START SOURCE EXCERPT

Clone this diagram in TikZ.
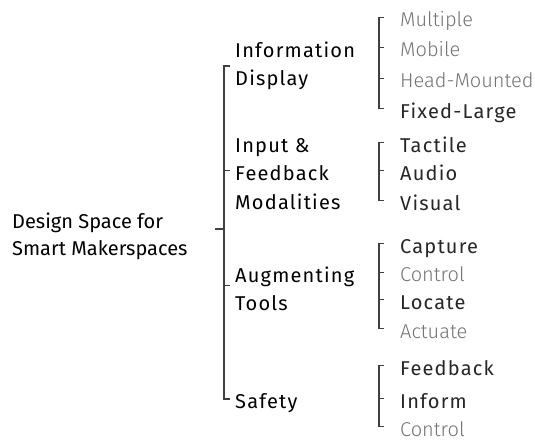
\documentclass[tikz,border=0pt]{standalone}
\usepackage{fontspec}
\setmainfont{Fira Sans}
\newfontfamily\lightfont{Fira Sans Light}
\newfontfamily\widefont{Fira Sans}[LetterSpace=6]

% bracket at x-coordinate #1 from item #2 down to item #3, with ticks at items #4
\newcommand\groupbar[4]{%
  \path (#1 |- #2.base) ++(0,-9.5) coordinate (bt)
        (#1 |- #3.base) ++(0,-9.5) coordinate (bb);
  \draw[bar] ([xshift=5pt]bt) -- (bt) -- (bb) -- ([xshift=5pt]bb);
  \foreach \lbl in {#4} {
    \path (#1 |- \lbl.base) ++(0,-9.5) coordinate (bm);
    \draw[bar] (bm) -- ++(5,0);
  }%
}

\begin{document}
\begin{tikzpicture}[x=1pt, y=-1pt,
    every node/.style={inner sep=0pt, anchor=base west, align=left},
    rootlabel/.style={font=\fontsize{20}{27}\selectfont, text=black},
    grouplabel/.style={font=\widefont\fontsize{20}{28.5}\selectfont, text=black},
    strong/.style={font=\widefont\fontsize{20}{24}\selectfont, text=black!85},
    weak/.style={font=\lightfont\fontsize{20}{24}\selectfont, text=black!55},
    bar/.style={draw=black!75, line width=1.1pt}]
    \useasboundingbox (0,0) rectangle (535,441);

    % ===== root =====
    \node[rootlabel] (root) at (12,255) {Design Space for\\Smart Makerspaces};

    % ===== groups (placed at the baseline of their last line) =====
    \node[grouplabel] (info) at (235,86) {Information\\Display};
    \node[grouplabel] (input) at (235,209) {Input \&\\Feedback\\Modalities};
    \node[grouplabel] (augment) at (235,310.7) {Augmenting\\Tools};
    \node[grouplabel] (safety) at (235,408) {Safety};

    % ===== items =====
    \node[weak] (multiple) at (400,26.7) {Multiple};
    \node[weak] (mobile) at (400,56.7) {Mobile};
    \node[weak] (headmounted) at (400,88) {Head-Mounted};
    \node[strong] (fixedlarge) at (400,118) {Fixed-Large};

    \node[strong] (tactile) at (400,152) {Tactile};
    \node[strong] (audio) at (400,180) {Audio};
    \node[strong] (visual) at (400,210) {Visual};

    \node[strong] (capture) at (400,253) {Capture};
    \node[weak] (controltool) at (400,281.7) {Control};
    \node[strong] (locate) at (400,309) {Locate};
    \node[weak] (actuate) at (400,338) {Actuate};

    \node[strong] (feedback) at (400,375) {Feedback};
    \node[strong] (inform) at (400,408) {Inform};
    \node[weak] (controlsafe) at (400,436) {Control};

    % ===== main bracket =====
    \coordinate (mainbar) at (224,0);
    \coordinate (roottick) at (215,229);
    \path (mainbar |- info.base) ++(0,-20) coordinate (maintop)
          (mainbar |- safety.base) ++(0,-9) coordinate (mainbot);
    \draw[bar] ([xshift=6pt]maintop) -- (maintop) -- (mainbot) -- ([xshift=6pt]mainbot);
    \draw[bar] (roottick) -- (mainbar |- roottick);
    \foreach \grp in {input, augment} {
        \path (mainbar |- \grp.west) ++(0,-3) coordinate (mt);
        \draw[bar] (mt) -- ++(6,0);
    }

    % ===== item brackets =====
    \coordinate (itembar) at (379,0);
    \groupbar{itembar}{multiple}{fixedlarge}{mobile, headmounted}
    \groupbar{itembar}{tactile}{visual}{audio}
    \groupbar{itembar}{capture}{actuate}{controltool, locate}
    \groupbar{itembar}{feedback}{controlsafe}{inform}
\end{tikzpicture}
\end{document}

END SOURCE EXCERPT

» **EXERCISE REQUIREMENTS**
Would you return the data exactly as written, without the pictures?

» **TASK ANSWER**
Clone this diagram in TikZ.
\documentclass[tikz,border=0pt]{standalone}
\usepackage{fontspec}
\setmainfont{Fira Sans}
\newfontfamily\lightfont{Fira Sans Light}
\newfontfamily\widefont{Fira Sans}[LetterSpace=6]

% bracket at x-coordinate #1 from item #2 down to item #3, with ticks at items #4
\newcommand\groupbar[4]{%
  \path (#1 |- #2.base) ++(0,-9.5) coordinate (bt)
        (#1 |- #3.base) ++(0,-9.5) coordinate (bb);
  \draw[bar] ([xshift=5pt]bt) -- (bt) -- (bb) -- ([xshift=5pt]bb);
  \foreach \lbl in {#4} {
    \path (#1 |- \lbl.base) ++(0,-9.5) coordinate (bm);
    \draw[bar] (bm) -- ++(5,0);
  }%
}

\begin{document}
\begin{tikzpicture}[x=1pt, y=-1pt,
    every node/.style={inner sep=0pt, anchor=base west, align=left},
    rootlabel/.style={font=\fontsize{20}{27}\selectfont, text=black},
    grouplabel/.style={font=\widefont\fontsize{20}{28.5}\selectfont, text=black},
    strong/.style={font=\widefont\fontsize{20}{24}\selectfont, text=black!85},
    weak/.style={font=\lightfont\fontsize{20}{24}\selectfont, text=black!55},
    bar/.style={draw=black!75, line width=1.1pt}]
    \useasboundingbox (0,0) rectangle (535,441);

    % ===== root =====
    \node[rootlabel] (root) at (12,255) {Design Space for\\Smart Makerspaces};

    % ===== groups (placed at the baseline of their last line) =====
    \node[grouplabel] (info) at (235,86) {Information\\Display};
    \node[grouplabel] (input) at (235,209) {Input \&\\Feedback\\Modalities};
    \node[grouplabel] (augment) at (235,310.7) {Augmenting\\Tools};
    \node[grouplabel] (safety) at (235,408) {Safety};

    % ===== items =====
    \node[weak] (multiple) at (400,26.7) {Multiple};
    \node[weak] (mobile) at (400,56.7) {Mobile};
    \node[weak] (headmounted) at (400,88) {Head-Mounted};
    \node[strong] (fixedlarge) at (400,118) {Fixed-Large};

    \node[strong] (tactile) at (400,152) {Tactile};
    \node[strong] (audio) at (400,180) {Audio};
    \node[strong] (visual) at (400,210) {Visual};

    \node[strong] (capture) at (400,253) {Capture};
    \node[weak] (controltool) at (400,281.7) {Control};
    \node[strong] (locate) at (400,309) {Locate};
    \node[weak] (actuate) at (400,338) {Actuate};

    \node[strong] (feedback) at (400,375) {Feedback};
    \node[strong] (inform) at (400,408) {Inform};
    \node[weak] (controlsafe) at (400,436) {Control};

    % ===== main bracket =====
    \coordinate (mainbar) at (224,0);
    \coordinate (roottick) at (215,229);
    \path (mainbar |- info.base) ++(0,-20) coordinate (maintop)
          (mainbar |- safety.base) ++(0,-9) coordinate (mainbot);
    \draw[bar] ([xshift=6pt]maintop) -- (maintop) -- (mainbot) -- ([xshift=6pt]mainbot);
    \draw[bar] (roottick) -- (mainbar |- roottick);
    \foreach \grp in {input, augment} {
        \path (mainbar |- \grp.west) ++(0,-3) coordinate (mt);
        \draw[bar] (mt) -- ++(6,0);
    }

    % ===== item brackets =====
    \coordinate (itembar) at (379,0);
    \groupbar{itembar}{multiple}{fixedlarge}{mobile, headmounted}
    \groupbar{itembar}{tactile}{visual}{audio}
    \groupbar{itembar}{capture}{actuate}{controltool, locate}
    \groupbar{itembar}{feedback}{controlsafe}{inform}
\end{tikzpicture}
\end{document}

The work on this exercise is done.